With these charges ringing in his ears, Nehru had a meeting in New Delhi with Tibet’s exiled Dalai Lama, who gently but firmly insisted on taking his country’s case to the United Nations even though Nehru’s government refused to sponsor or support him.

Coldly Cruel. The worst furor of all broke when the New Delhi Statesman headlined the shocking news that India’s popular and able army chief of staff, General K. S. Thimayya, had handed in his resignation. The reason: months of incessant bickering, especially about promotions in the armed forces, between Thimayya and the civilian Minister of Defense, crotchety, Mephistophelean Krishna Menon.

Press and public opinion erupted.

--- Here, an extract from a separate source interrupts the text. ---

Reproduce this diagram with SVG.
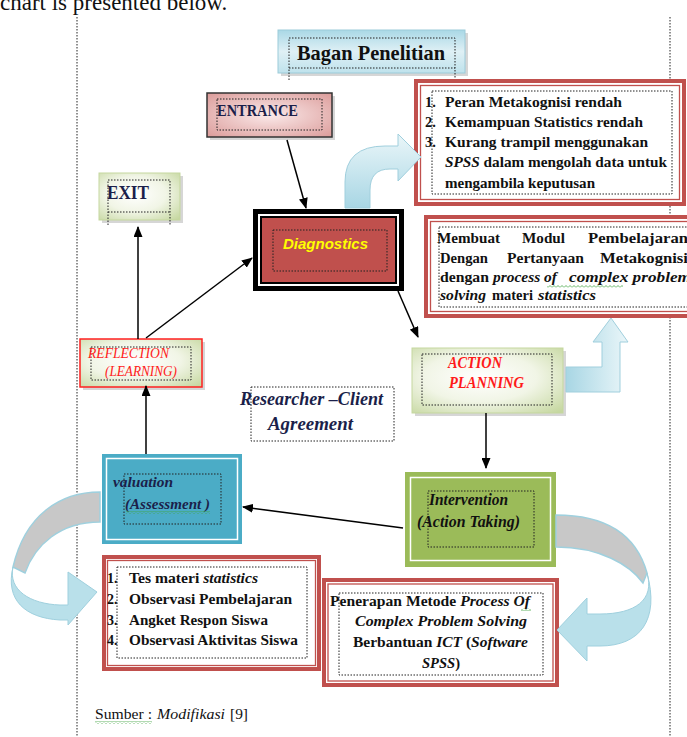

Krishna Menon, 62, is so oblivious of his own mistakes and so coldly cruel about the mistakes of others that even his well-wishers frequently find him intolerable. The fact that he had apparently precipitated strife in the high command at a time when India might be facing battle with Red China set off loud demands that he be sacked. The Hindustan Times proclaimed: “Krishna Menon must go!” The Indian Express called Menon “preeminently the guilty man.”

When Nehru rose in Parliament to make his statement, the House was packed, hushed and expectant. But the M.P.s quickly discovered that, in one thing, the Prime Minister is completely predictable: he stands by his friends, no matter what. The uproar in the armed forces, said Nehru airily, was a trifling matter concerning the promotion of a single unnamed major general to the rank of lieutenant general. Under the circumstances, he said, Thimayya’s resignation “seemed to me not the right thing at all. I advised him to withdraw it, and he accepted my advice.” Then, as M.P.s sputtered and Krishna Menon leaned back comfortably, his legs crossed and his silver mane cushioned on a green upholstered bench, Nehru concluded with a ringing tribute to Menon’s “great energy and enthusiasm.” He did not bother to explain why, in the midst of the worst military crisis in Indian history, he still planned to send Menon off to New York to employ his great energy as head of India’s U.N. delegation.

Pale & Haggard. The week’s events did not augur well for Nehru’s interview at New Delhi airport with General Mohammed Ayub Khan, the strongman leader of Pakistan, which used to be the only nation that Indian leaders could be said to hate, and the only one—until Red China —that independent India had fought. The two heads of state discussed “matters of mutual interest” for nearly two hours, and parted with a great show of amity. Said General Ayub: “I, as a military man, can foresee one danger, and that is, if we go on squabbling in this way and do not resolve our problems, we shall be defeated in detail. History tells us this is how invasions have always come to this subcontinent.” Nehru said nothing for the record, but reporters noted that when he arrived in his black Cadillac, he looked pale and haggard, and his heavy-lidded eyes suggested a sleepless night. When he left, he seemed far happier and brighter. It was the one grace note in a week of sour discord.